Anglicanism is a tradition within Christianity comprising the Church of England and churches which are historically tied to it or hold similar beliefs, worship practices and church structures. The word Anglican originates in ecclesia anglicana, a medieval Latin phrase dating to the Magna Carta (1215) and before, which means the "English Church".

Adherents of Anglicanism are called "Anglicans." There is no single Anglican Church with universal juridical authority, since each national or regional church has full autonomy, but the great majority of Anglicans are members of churches which are part of the international Anglican Communion, which is the third-largest Christian communion in the world, after the Roman Catholic Church and the Eastern Orthodox Church. As the name suggests, the churches of the Anglican Communion are linked by bonds of tradition, affection, and common loyalty. They are in full communion with the See of Canterbury, and thus the Archbishop of Canterbury, in his person, is a unique focus of Anglican unity. He calls the once-a-decade Lambeth Conference, chairs the meeting of primates, and is President of the Anglican Consultative Council. There are, however, a number of churches that are not within the Anglican Communion that also consider themselves to be Anglican, such as those referred to as continuing Anglican churches and those which are part of the Anglican realignment movement.

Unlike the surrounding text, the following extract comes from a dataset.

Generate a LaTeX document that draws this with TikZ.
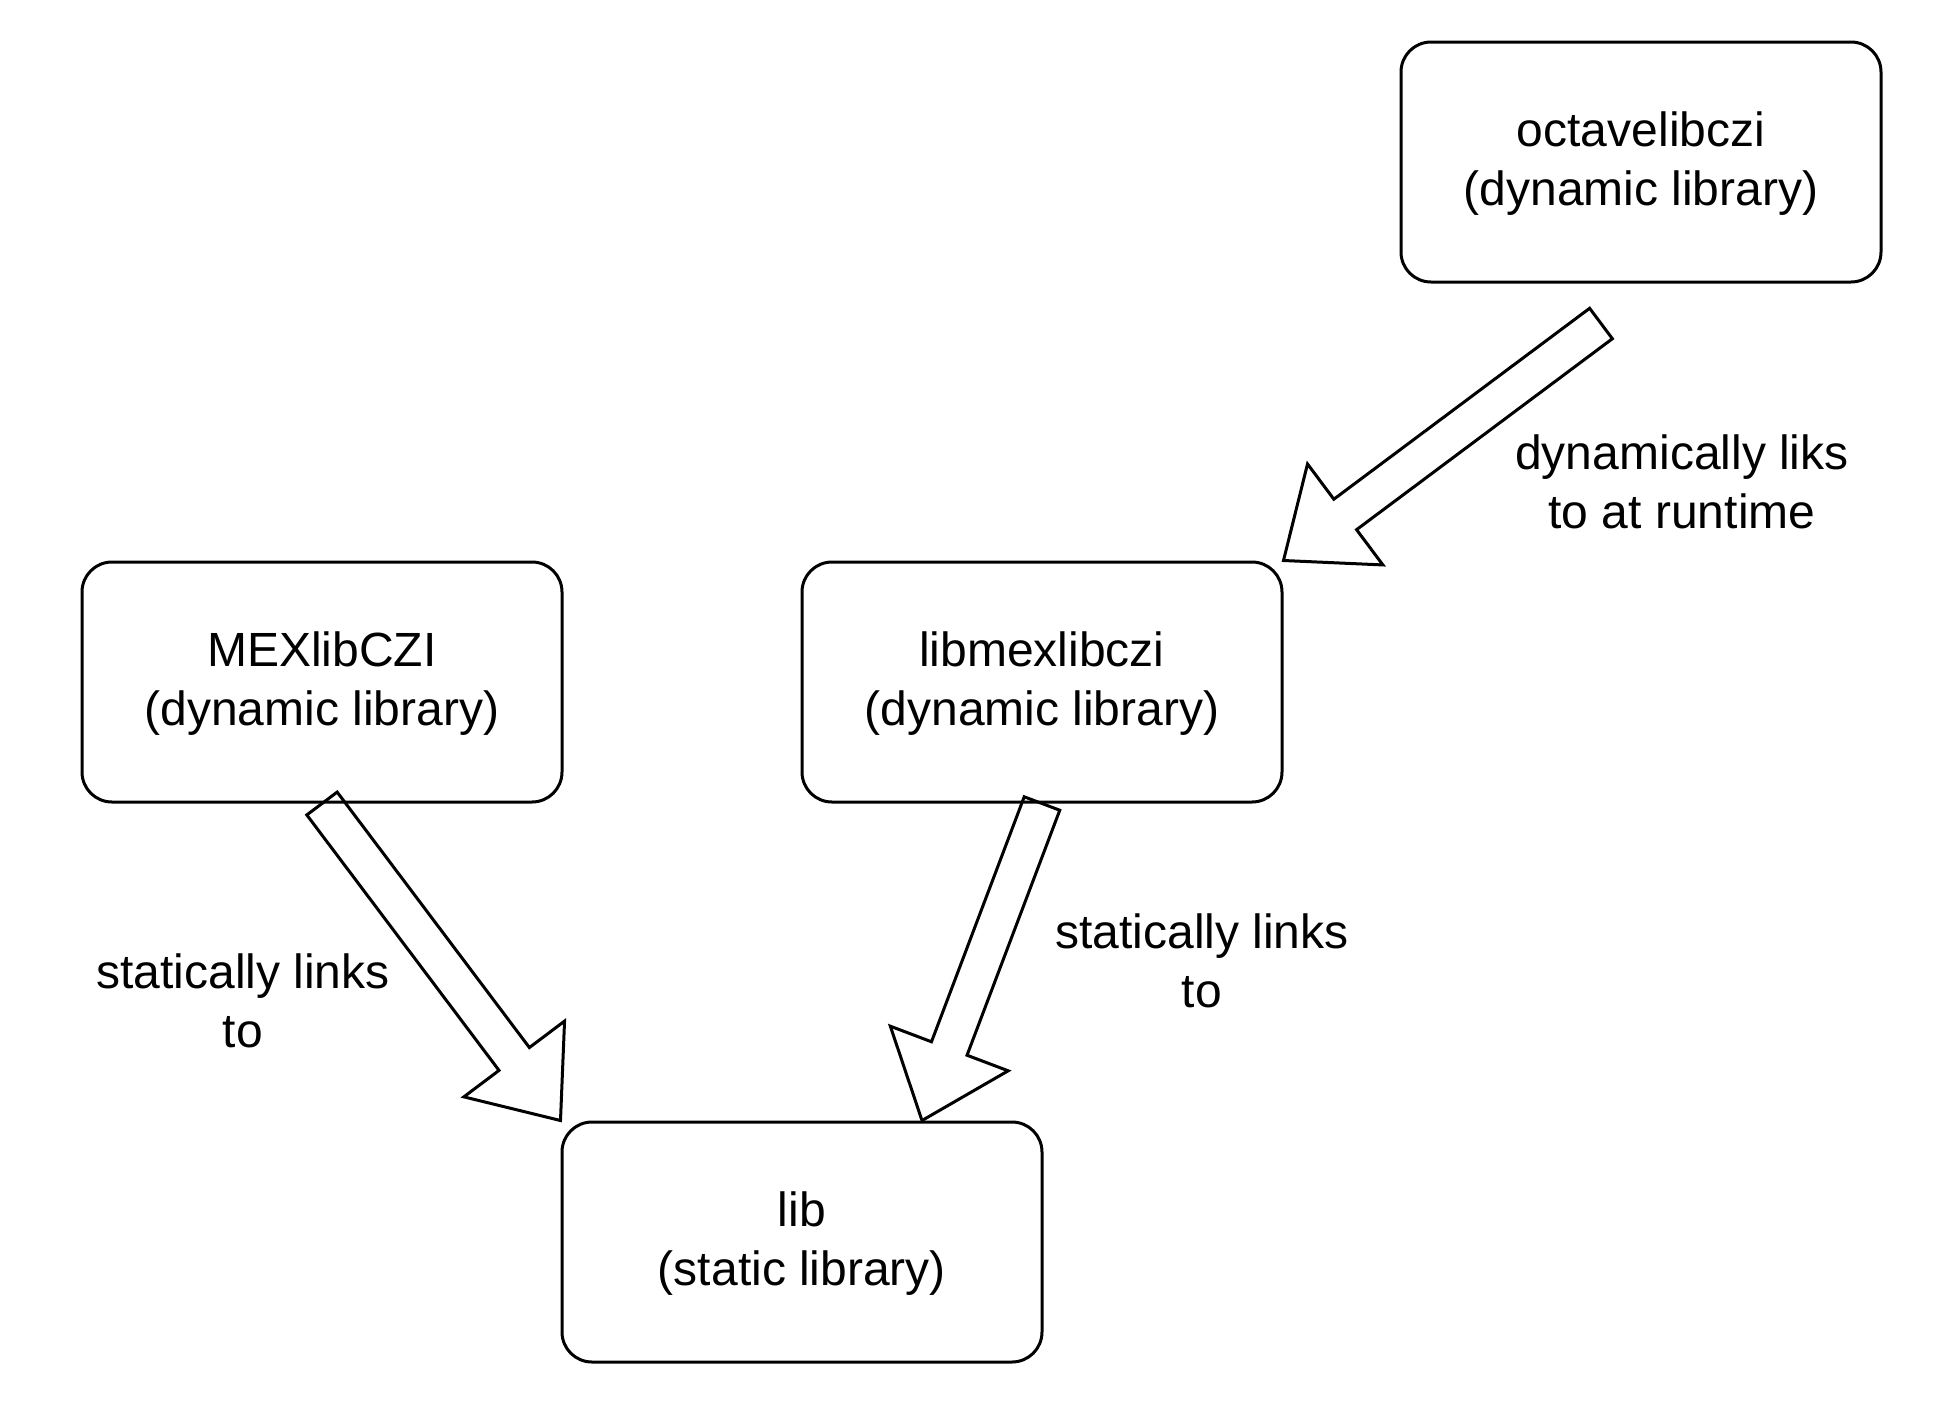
\documentclass[tikz,border=0pt]{standalone}
\usepackage{fontspec}
\setmainfont{Liberation Sans}
\usetikzlibrary{calc}
\newcommand\ls{\rule[-5.15pt]{0pt}{20.65pt}}
\newcommand\lt{\rule[-5.15pt]{0pt}{24.65pt}}
\newcommand\blockarrow[2]{%
  \path ($(#2)!38.5pt!(#1)$) coordinate (hb);
  \draw[blockarr] ($(#1)!9.5pt!90:(#2)$) -- ($(hb)!9.5pt!90:(#2)$) -- ($(hb)!31.5pt!90:(#2)$) -- (#2)
    -- ($(hb)!31.5pt!-90:(#2)$) -- ($(hb)!9.5pt!-90:(#2)$) -- ($(#1)!9.5pt!-90:(#2)$) -- cycle;
}
\tikzset{
  libbox/.style={draw, line width=1.5pt, rounded corners=15pt, minimum width=240pt, minimum height=120pt,
    inner sep=0pt, align=center, font=\fontsize{24}{29.5}\selectfont},
  lbl/.style={inner sep=0pt, align=center, font=\fontsize{24}{29.5}\selectfont},
  blockarr/.style={draw, line width=1.5pt, line join=miter, fill=none}
}
\begin{document}
\begin{tikzpicture}[x=0.5pt,y=-0.5pt]
\useasboundingbox (0,0) rectangle (1940,1404);
\node[libbox] (octave) at (1641,162) {\lt octavelibczi\\\ls (dynamic library)};
\node[libbox] (mex) at (322,682) {\lt MEXlibCZI\\\ls (dynamic library)};
\node[libbox] (libmex) at (1042,682) {\lt libmexlibczi\\\ls (dynamic library)};
\node[libbox] (lib) at (802,1242) {\lt lib\\\ls (static library)};

\coordinate (octtail) at ($(octave.south)+(-40,40)$);
\coordinate (libtip) at ($(lib.north)+(120,0)$);
\blockarrow{octtail}{libmex.north east}
\blockarrow{mex.south}{lib.north west}
\blockarrow{libmex.south}{libtip}

\node[lbl] (l1) at (1682,487) {\ls dynamically liks\\\ls to at runtime};
\node[lbl] (l2) at (243,1006) {\ls statically links\\\ls to};
\node[lbl] (l3) at (1202,966) {\ls statically links\\\ls to};
\end{tikzpicture}
\end{document}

Anglicans base their Christian faith on the Bible, traditions of the apostolic Church, apostolic succession ("historic episcopate"), and writings of the Church Fathers. Anglicanism forms one of the branches of Western Christianity; having definitively declared its independence from the Holy See at the time of the Elizabethan Religious Settlement. Many of the new Anglican formularies of the mid-16th century corresponded closely to those of contemporary Protestantism. These reforms in the Church of England were understood by one of those most responsible for them, the then Archbishop of Canterbury, Thomas Cranmer, as navigating a middle way between two of the emerging Protestant traditions, namely Lutheranism and Calvinism. By the end of the century, the retention in Anglicanism of many traditional liturgical forms and of the episcopate was already seen as unacceptable by those promoting the most developed Protestant principles.